---------- Excerpted records ----------

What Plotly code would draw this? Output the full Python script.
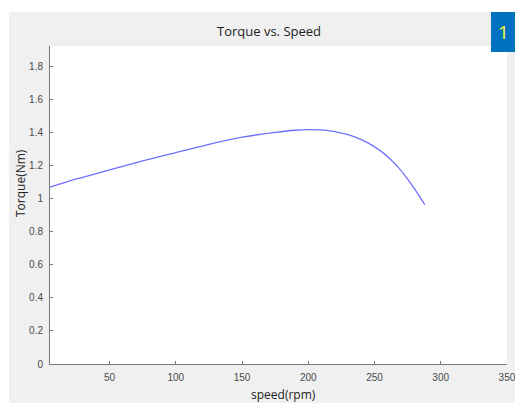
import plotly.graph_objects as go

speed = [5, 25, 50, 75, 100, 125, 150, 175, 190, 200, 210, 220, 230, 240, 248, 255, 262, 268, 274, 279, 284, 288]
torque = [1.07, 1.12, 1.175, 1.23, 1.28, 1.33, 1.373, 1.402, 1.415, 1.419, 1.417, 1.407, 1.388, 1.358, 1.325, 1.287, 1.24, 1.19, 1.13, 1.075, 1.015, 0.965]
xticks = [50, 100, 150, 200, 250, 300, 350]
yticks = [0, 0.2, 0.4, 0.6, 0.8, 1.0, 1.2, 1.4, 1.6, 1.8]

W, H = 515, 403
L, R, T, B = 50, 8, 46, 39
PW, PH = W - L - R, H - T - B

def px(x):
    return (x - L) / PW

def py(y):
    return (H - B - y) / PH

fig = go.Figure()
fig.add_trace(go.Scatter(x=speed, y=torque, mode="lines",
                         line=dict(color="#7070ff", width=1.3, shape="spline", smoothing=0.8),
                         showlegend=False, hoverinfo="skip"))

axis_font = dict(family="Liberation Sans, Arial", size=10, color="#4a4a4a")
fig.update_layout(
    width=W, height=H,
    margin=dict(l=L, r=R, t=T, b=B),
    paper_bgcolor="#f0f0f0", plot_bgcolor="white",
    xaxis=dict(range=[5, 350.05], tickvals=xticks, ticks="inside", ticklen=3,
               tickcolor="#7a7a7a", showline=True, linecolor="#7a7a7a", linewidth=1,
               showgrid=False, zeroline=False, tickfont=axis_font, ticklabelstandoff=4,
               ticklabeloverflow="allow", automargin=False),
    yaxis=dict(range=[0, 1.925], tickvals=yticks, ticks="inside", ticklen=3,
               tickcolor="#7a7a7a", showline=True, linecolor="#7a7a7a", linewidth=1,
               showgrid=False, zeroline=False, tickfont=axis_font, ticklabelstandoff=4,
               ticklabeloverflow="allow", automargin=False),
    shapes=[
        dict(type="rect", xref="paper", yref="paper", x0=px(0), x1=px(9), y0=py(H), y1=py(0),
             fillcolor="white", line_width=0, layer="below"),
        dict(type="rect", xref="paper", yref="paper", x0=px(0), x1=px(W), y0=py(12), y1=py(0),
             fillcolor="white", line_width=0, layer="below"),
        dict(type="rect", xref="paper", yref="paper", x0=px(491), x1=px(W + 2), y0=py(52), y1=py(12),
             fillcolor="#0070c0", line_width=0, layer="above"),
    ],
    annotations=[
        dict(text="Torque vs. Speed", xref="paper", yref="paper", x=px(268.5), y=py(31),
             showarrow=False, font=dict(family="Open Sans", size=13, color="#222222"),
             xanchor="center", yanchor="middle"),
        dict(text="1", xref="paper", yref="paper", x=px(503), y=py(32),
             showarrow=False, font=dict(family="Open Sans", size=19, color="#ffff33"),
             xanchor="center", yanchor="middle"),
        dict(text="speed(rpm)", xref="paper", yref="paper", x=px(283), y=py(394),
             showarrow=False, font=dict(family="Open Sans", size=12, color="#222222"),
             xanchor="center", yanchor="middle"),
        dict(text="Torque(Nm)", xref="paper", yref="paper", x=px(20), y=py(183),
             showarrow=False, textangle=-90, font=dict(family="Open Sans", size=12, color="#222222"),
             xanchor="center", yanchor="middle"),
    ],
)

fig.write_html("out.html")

----------
---------- Excerpted records ----------

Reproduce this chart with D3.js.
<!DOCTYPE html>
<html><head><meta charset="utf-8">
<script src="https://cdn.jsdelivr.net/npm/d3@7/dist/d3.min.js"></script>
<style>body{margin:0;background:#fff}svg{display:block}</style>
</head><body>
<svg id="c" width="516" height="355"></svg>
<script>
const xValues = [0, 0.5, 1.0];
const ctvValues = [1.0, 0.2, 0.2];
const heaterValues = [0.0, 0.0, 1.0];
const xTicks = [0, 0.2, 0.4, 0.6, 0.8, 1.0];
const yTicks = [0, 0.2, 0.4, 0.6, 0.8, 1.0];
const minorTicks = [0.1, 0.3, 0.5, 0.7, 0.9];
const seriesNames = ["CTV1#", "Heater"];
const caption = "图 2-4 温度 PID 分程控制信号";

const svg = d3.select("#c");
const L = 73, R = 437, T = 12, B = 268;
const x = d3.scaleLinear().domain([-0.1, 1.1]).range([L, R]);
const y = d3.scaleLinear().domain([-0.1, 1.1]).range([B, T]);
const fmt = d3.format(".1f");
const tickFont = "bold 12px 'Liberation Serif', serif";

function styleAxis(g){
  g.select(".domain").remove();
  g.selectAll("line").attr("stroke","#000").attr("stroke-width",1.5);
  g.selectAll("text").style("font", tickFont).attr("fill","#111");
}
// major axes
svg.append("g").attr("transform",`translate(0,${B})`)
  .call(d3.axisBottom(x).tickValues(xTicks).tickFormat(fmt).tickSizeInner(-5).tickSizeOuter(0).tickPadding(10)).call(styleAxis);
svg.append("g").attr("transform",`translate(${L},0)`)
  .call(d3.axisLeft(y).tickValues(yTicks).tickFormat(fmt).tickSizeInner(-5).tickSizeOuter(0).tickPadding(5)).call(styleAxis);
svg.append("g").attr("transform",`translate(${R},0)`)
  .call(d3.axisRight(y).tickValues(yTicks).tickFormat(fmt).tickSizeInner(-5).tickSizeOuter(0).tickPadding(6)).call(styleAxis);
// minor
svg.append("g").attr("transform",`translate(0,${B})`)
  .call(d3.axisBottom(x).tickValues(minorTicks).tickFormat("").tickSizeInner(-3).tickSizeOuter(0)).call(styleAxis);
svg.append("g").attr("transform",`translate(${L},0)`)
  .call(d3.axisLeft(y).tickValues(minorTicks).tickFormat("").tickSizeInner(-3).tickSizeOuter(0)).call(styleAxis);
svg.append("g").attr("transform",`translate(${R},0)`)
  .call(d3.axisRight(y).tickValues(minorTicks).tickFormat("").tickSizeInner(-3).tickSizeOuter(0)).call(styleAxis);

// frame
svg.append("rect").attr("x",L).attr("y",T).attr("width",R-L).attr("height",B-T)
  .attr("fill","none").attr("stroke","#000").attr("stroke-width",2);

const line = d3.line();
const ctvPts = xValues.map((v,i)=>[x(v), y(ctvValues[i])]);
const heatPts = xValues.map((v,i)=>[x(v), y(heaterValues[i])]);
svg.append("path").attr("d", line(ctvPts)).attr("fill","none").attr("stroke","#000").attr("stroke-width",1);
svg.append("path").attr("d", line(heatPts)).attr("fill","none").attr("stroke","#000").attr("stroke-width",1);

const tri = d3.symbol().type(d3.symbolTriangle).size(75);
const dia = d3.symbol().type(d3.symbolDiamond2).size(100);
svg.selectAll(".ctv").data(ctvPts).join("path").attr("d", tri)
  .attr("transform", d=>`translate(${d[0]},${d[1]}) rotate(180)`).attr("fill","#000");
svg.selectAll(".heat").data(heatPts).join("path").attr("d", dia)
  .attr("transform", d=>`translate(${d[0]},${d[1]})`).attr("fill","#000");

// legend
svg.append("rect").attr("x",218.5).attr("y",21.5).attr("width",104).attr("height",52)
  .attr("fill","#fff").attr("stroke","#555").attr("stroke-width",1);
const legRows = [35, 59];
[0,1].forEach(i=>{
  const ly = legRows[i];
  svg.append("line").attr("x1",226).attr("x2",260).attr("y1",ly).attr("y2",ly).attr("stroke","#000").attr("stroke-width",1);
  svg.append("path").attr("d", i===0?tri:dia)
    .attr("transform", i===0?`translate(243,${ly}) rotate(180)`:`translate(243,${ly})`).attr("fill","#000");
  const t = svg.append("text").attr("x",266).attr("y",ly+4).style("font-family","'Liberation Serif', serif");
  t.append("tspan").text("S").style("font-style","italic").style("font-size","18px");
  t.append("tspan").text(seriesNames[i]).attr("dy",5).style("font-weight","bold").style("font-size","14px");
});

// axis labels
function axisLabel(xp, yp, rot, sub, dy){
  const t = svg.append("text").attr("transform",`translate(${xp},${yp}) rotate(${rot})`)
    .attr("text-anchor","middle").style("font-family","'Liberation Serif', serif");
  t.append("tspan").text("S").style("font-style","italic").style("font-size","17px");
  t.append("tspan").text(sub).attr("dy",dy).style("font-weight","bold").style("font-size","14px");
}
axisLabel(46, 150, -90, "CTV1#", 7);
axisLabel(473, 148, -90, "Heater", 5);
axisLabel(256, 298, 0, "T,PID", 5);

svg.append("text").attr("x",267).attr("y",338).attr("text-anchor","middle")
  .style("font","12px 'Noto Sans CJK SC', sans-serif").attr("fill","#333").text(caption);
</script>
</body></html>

----------

Written problem: Your task is to transcribe exactly the lines starting at the line that contains "What Plotly code" and ending at the line that contains "return (H - B - y) / PH", both included. Leave out the pictures.

Solution to the problem:
What Plotly code would draw this? Output the full Python script.
import plotly.graph_objects as go

speed = [5, 25, 50, 75, 100, 125, 150, 175, 190, 200, 210, 220, 230, 240, 248, 255, 262, 268, 274, 279, 284, 288]
torque = [1.07, 1.12, 1.175, 1.23, 1.28, 1.33, 1.373, 1.402, 1.415, 1.419, 1.417, 1.407, 1.388, 1.358, 1.325, 1.287, 1.24, 1.19, 1.13, 1.075, 1.015, 0.965]
xticks = [50, 100, 150, 200, 250, 300, 350]
yticks = [0, 0.2, 0.4, 0.6, 0.8, 1.0, 1.2, 1.4, 1.6, 1.8]

W, H = 515, 403
L, R, T, B = 50, 8, 46, 39
PW, PH = W - L - R, H - T - B

def px(x):
    return (x - L) / PW

def py(y):
    return (H - B - y) / PH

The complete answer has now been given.